What’s your greatest achievement?

In the work that I do, you spend a lot of time developing and delivering an idea, and it’s a pretty rewarding experience. I’ve been really lucky to be involved in some amazing projects, like the Olympics, the Royal Opera House in Covent Garden, the new Museum of London at Smithfield Market and many others. Beyond my family I think that the main thing I’m proud of is the fact I had the courage to leave my childhood home on the beach to seek out new ideas and people that really inspired me. Moving to Hackney Wick is a part of that journey.

What would you like the future of HWFI to look like?

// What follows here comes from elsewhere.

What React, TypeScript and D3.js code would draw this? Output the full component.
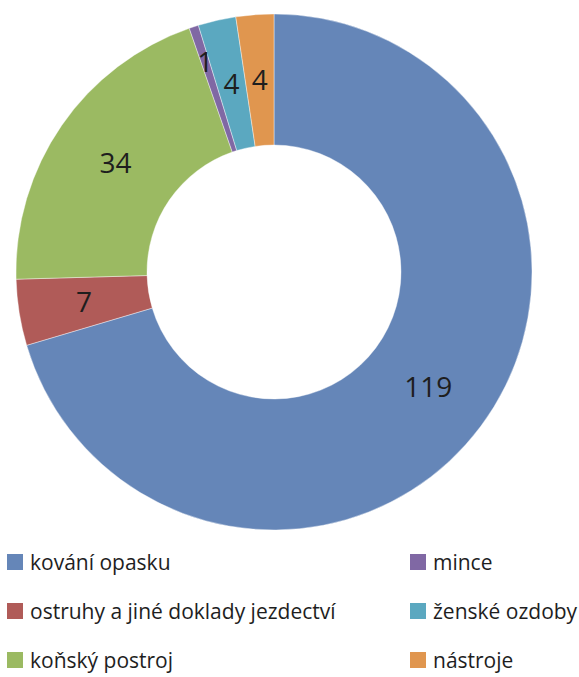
import React from "react";
import * as d3 from "d3";

const categories = [
  "kování opasku",
  "ostruhy a jiné doklady jezdectví",
  "koňský postroj",
  "mince",
  "ženské ozdoby",
  "nástroje",
];
const values = [119, 7, 34, 1, 4, 4];
const colors = ["#6586b8", "#b05b58", "#9bba62", "#8068a4", "#5ba8c0", "#e0964f"];
const labelRadiusOverride: Record<number, number> = { 3: 221 };

export default function App() {
  const W = 579, H = 677;
  const cx = 274, cy = 272, rOuter = 258, rInner = 127;
  const pie = d3.pie<number>().sort(null).value((d) => d);
  const arcs = pie(values);
  const arc = d3.arc<d3.PieArcDatum<number>>().innerRadius(rInner).outerRadius(rOuter);
  const font = "'Open Sans', 'Noto Sans', sans-serif";
  const legendRows = [570, 619, 668];
  const legendCols = [7, 410];
  return (
    <svg width={W} height={H} style={{ position: "absolute", left: 0, top: 0 }}>
      <rect width={W} height={H} fill="#fff" />
      <g transform={`translate(${cx},${cy})`}>
        {arcs.map((a, i) => (
          <path key={i} d={arc(a) || ""} fill={colors[i]} stroke="#fff" strokeOpacity={0.5} strokeWidth={0.8} />
        ))}
        {arcs.map((a, i) => {
          const mid = (a.startAngle + a.endAngle) / 2;
          const r = labelRadiusOverride[i] ?? (rInner + rOuter) / 2;
          const x = Math.sin(mid) * r;
          const y = -Math.cos(mid) * r;
          return (
            <text key={i} x={x} y={y} dy="0.36em" textAnchor="middle" fontFamily={font} fontSize={28} fontWeight={500} fill="#1e1e1e">
              {values[i]}
            </text>
          );
        })}
      </g>
      {categories.map((c, i) => {
        const col = Math.floor(i / 3);
        const row = i % 3;
        const x = legendCols[col];
        const y = legendRows[row];
        return (
          <g key={c}>
            <rect x={x} y={y - 16} width={16} height={16} fill={colors[i]} />
            <text x={x + 23} y={y} fontFamily={font} fontSize={21} fontWeight={500} fill="#1e1e1e">
              {c}
            </text>
          </g>
        );
      })}
    </svg>
  );
}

A place that continues to inspire people to get involved in their community to make a positive difference. A place that sustainably supports the creative communities. I hope that a balance can be found between new developments and being able to maintain moments of absurdity or rapid change, and that it’s not too manufactured. Hackney Wick needs to have a little bit of freedom to express itself. With the major developments due along the canal, I hope that this doesn’t get too absorbed into the current language of development. I like it feeling different when I cross the bridge from the Olympic Park.
I hope that there can also be more bridges – not physical ones, we’ve got enough of those – but social ones, that better connect the creative and entrepreneurial community with other residents and social organisations. For people like my neighbour, Pat, who’s maybe been here for 50 years, I’m not sure how included she feels in the wider discussions. Wouldn’t it be great for people like her to actually feel included in this.

Describe HWFI as a sound or smell

It’s almost like a sound of restlessness. There’s definitely a beat and rhythm to it, that’s for sure. But maybe it’s a subconscious sound. There’s enough real, colourful sounds in your face here, so perhaps it’s one that you are not fully aware of but makes you keep tapping your foot and giving you the energy to join into this amazing place.